The Classification of Exceptional CDQL Webs on Compact Complex Surfaces

TL;DR

This paper classifies exceptional CDQL webs on compact complex surfaces, identifying specific families and sporadic examples on the projective plane, advancing understanding of webs with maximal rank.

Contribution

It provides a global classification of exceptional CDQL webs on compact complex surfaces, including explicit families and sporadic examples on the projective plane.

Findings

Exactly four countable families of exceptional CDQL webs on the projective plane.

Thirteen sporadic exceptional CDQL webs identified.

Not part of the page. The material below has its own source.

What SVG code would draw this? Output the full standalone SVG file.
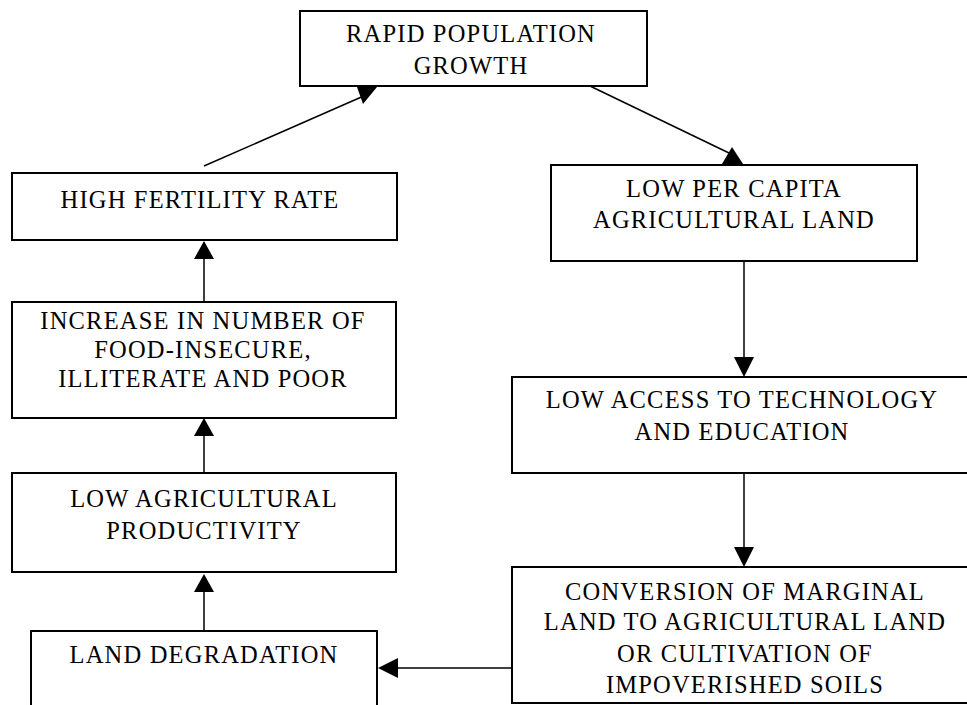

Classification results extend understanding of webs of maximal rank.

Abstract

Codimension one webs are configurations of finitely many codimension one foliations in general position. Much of the classical theory evolved around the concept of abelian relation: a functional relation among the first integrals of the foliations defining the web reminiscent of Abel's addition theorem in classical algebraic geometry. The abelian relations of a given web form a finite dimensional vector space with dimension (the rank of the web) bounded by Castelnuovo number p(n,k) where n is the dimension of the ambient space and k is the number of foliations defining the web. A fundamental problem in web geometry is the classification of exceptional webs, that is, webs of maximal rank not equivalent to the dual of a projective curve. Recently, J.-M. Trepreau proved that there are no exceptional k-webs for n>2 and k > 2n-1. In dimension two there are examples of exceptional k-webs for arbitrary k and the classification problem is wide open. In this paper, we classify the exceptional Completely Decomposable Quasi-Linear (CDQL) webs globally defined on compact complex surfaces. By definition, the CDQL (k+1)-webs are formed by the superposition of k linear foliations and one non-linear foliation. For instance, we show that up to projective transformations there are exactly four countable families and thirteen sporadic exceptional CDQL webs on the projective plane.